U.S. regulators on June 17 authorized two COVID-19 vaccines for young children.
The U.S. Food and Drug Administration (FDA) granted emergency authorization for the Moderna and Pfizer COVID-19 vaccines for children as young as 6 months old.
Previously, only children 5 and up could get the Pfizer vaccine, and only people 18 and older could get Moderna’s jab.
The FDA’s move came two days after its vaccine advisory panel unanimously voted to recommend regulators grant emergency authorization for the shots.
“I do believe that the benefits far outweigh the risks involved,” Dr. Michael Nelson, one of the panel members, said after the votes. “Families will now have choice that they did not have before and I fully believe in the intelligence of families to make the right choice for their families and children.”
Authorization has a lower evidentiary bar than approval, and is only possible because U.S. authorities have maintained a COVID-19 emergency designation despite cases, hospitalizations, and deaths linked to the disease plunging since the metrics hit fresh peaks in January.
The efficacy of Moderna’s vaccine against infection was pegged at 50.6 percent for children 6 months through 23 months of age and 36.8 percent for children aged 2 to 5. The efficacy of Pfizer’s vaccine was estimated at 80.3 percent across the age groups. The estimates were drawn from clinical trials run by the companies.
For young children, the Moderna vaccine efficacy estimates were based on just 490 children and the Pfizer efficacy estimates were based on just 220 children.
No estimates were possible for protection against severe illness—which is the primary reason officials say to get vaccinated because the protection has waned considerably as new virus variants emerge—because of the low numbers of severe cases among vaccinated and unvaccinated volunteers.

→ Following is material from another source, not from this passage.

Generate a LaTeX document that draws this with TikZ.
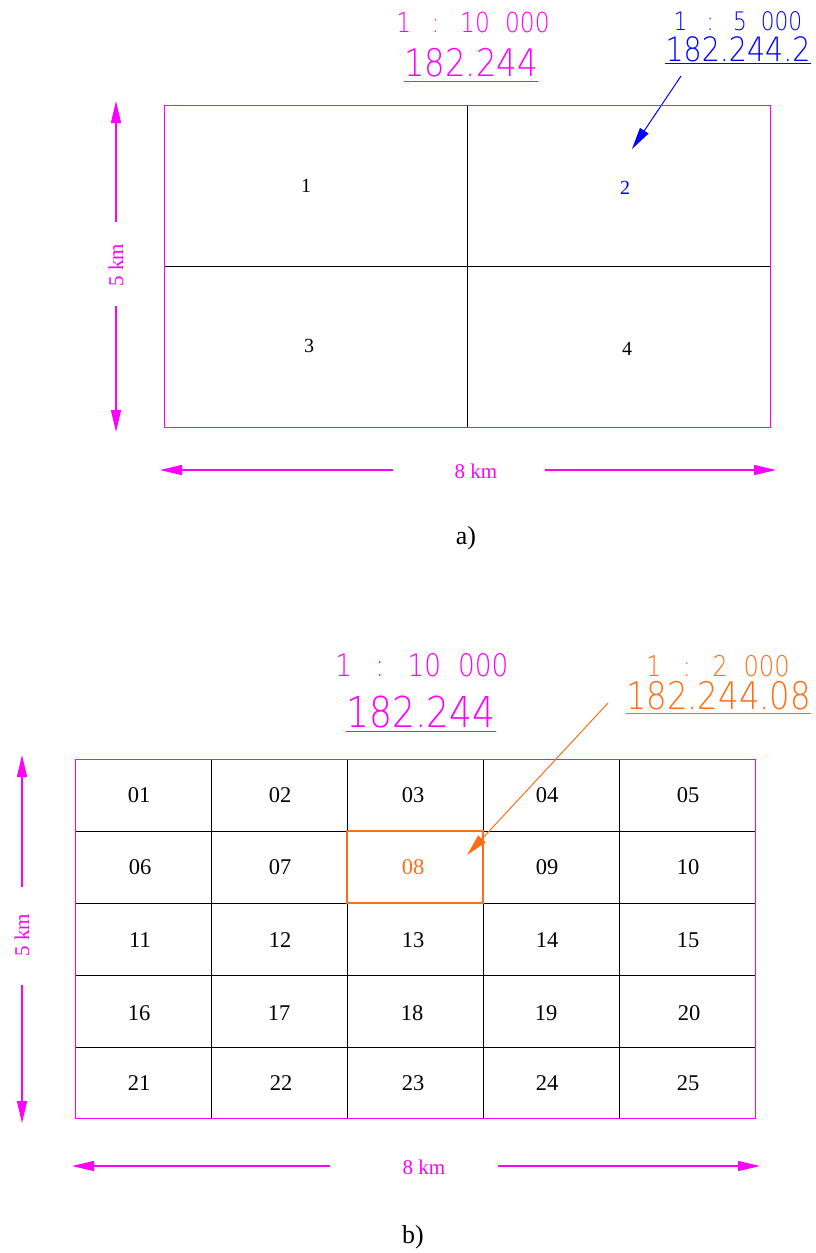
\documentclass[tikz,border=0pt]{standalone}
\usepackage{fontspec}
\setmainfont{Liberation Serif}
\newfontfamily\cad[FakeStretch=0.85]{DejaVu Sans ExtraLight}
\usetikzlibrary{arrows.meta}
\definecolor{mag}{RGB}{255,0,255}
\definecolor{blu}{RGB}{0,0,255}
\definecolor{ora}{RGB}{255,110,20}
\tikzset{
  gridline/.style={draw=black,line width=0.8pt},
  frame/.style={draw=mag,line width=1pt},
  dimline/.style={draw=mag,line width=1.2pt,-{Triangle[length=22pt,width=10pt]}},
  dimlab/.style={text=mag,font=\fontsize{21}{21}\selectfont,inner sep=0pt},
  cellnum/.style={font=\fontsize{22.5}{22.5}\selectfont,inner sep=0pt},
  quadnum/.style={font=\fontsize{20}{20}\selectfont,inner sep=0pt},
  caption/.style={font=\fontsize{26}{26}\selectfont,inner sep=0pt},
  cadtxt/.style={inner sep=0pt},
  callout/.style={line width=1pt,-{Triangle[length=22pt,width=10pt]}},
}
\newcommand{\scl}[2]{\fontsize{#1}{#1}\selectfont\cad #2}
\newcommand{\ratio}[2]{1\hspace{.75em}:\hspace{.75em}#1\hspace{.55em}#2}
\begin{document}
\begin{tikzpicture}[x=1pt,y=-1pt]
\useasboundingbox (0,0) rectangle (816,1253);
% ================= part a =================
\node[cadtxt,text=mag] (aS) at (473,22) {\scl{27.5}{\ratio{10}{000}}};
\node[cadtxt,text=mag] (aN) at (471,62.5) {\scl{38}{182.244}};
\draw[mag,line width=1pt] ([yshift=-4pt]aN.south west) -- ([yshift=-4pt]aN.south east);
\node[cadtxt,text=blu] (aS2) at (738,21) {\scl{25.5}{\ratio{5}{000}}};
\node[cadtxt,text=blu] (aN2) at (738,49) {\scl{33.5}{182.244.2}};
\draw[blu,line width=1pt] ([yshift=-2pt]aN2.south west) -- ([yshift=-2pt]aN2.south east);

\draw[gridline] (467,105) -- (467,427);
\draw[gridline] (164,266) -- (770,266);
\draw[frame] (164,105) rectangle (770,427);
\node[quadnum] (q1) at (306,186) {1};
\node[quadnum,text=blu] (q2) at (625,188) {2};
\node[quadnum] (q3) at (309,346) {3};
\node[quadnum] (q4) at (627,349) {4};

\coordinate (aArrS) at (681,76);
\coordinate (aArrE) at (632,149);
\draw[callout,blu] (aArrS) -- (aArrE);

\node[dimlab,rotate=90] (a5) at (116,265) {5 km};
\coordinate (a5t) at (116,101);
\coordinate (a5b) at (116,432);
\coordinate (a5g1) at (116,222);
\coordinate (a5g2) at (116,306);
\draw[dimline] (a5g1) -- (a5t);
\draw[dimline] (a5g2) -- (a5b);

\node[dimlab] (a8) at (476,471) {8 km};
\coordinate (a8l) at (160,470);
\coordinate (a8r) at (776,470);
\coordinate (a8g1) at (393,470);
\coordinate (a8g2) at (545,470);
\draw[dimline] (a8g1) -- (a8l);
\draw[dimline] (a8g2) -- (a8r);

\node[caption] (capa) at (466,538) {a)};

% ================= part b =================
\node[cadtxt,text=mag] (bS) at (422,665) {\scl{31}{\ratio{10}{000}}};
\node[cadtxt,text=mag] (bN) at (421,712) {\scl{42.5}{182.244}};
\draw[mag,line width=1pt] ([yshift=-3pt]bN.south west) -- ([yshift=-3pt]bN.south east);
\node[cadtxt,text=ora] (bS2) at (718,666) {\scl{28.5}{\ratio{2}{000}}};
\node[cadtxt,text=ora] (bN2) at (718.5,696) {\scl{38}{182.244.08}};
\draw[ora,line width=1pt] ([yshift=-3pt]bN2.south west) -- ([yshift=-3pt]bN2.south east);

\foreach \x in {211,347,483,619} \draw[gridline] (\x,759) -- (\x,1118);
\foreach \y in {831,903,975,1047} \draw[gridline] (75,\y) -- (755,\y);
\draw[ora,line width=1.15pt] (347,831) rectangle (483,903);
\draw[frame] (75,759) rectangle (755,1118);

\foreach \n/\x/\y in {01/139/795,02/280/795,03/413/795,04/547/795,05/688/795,
  06/140/867,07/280/867,09/547/867,10/688/867,
  11/140/940,12/280/940,13/413/940,14/547/940,15/688/940,
  16/139/1013,17/279/1013,18/412/1013,19/546/1013,20/689/1013,
  21/139/1083,22/281/1083,23/413/1083,24/547/1083,25/688/1083}
  \node[cellnum] (c\n) at (\x,\y) {\n};
\node[cellnum,text=ora] (c08) at (413,867) {08};

\coordinate (bArrS) at (608,703);
\coordinate (bArrE) at (467,855);
\draw[callout,ora] (bArrS) -- (bArrE);

\node[dimlab,rotate=90] (b5) at (22,935) {5 km};
\coordinate (b5t) at (22,755);
\coordinate (b5b) at (22,1123);
\coordinate (b5g1) at (22,887);
\coordinate (b5g2) at (22,985);
\draw[dimline] (b5g1) -- (b5t);
\draw[dimline] (b5g2) -- (b5b);

\node[dimlab] (b8) at (424,1167) {8 km};
\coordinate (b8l) at (72,1166);
\coordinate (b8r) at (760,1166);
\coordinate (b8g1) at (330,1166);
\coordinate (b8g2) at (498,1166);
\draw[dimline] (b8g1) -- (b8l);
\draw[dimline] (b8g2) -- (b8r);

\node[caption] (capb) at (413,1237) {b)};
\end{tikzpicture}
\end{document}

“Many parents, caregivers and clinicians have been waiting for a vaccine for younger children and this action will help protect those down to 6 months of age. As we have seen with older age groups, we expect that the vaccines for younger children will provide protection from the most severe outcomes of COVID-19, such as hospitalization and death,” FDA Commissioner Robert Califf said in a statement.
“As with all vaccines for any population, when authorizing COVID-19 vaccines intended for pediatric age groups, the FDA ensures that our evaluation and analysis of the data is rigorous and thorough,” added Dr. Peter Marks, a top official at the agency.
Some outside experts have questioned the data from the trials.
“From an efficacy standpoint, it makes absolutely no sense to approve these products,” Brian Hooker, chief scientific officer for Children’s Health Defense, told The Epoch Times before the authorization.
Others urged the FDA to grant the authorization requests, asserting the data indicated sufficient protection.
The Centers for Disease Control and Prevention (CDC) is meeting with its vaccine advisory panel on Friday and Saturday to discuss the data. The panel will decide whether to advise the CDC to say young kids should, or may, get the vaccines. The panel could also recommend the vaccines should only be administered to kids with serious health problems, like diabetes.
CDC Director Rochelle Walensky then makes the final decision.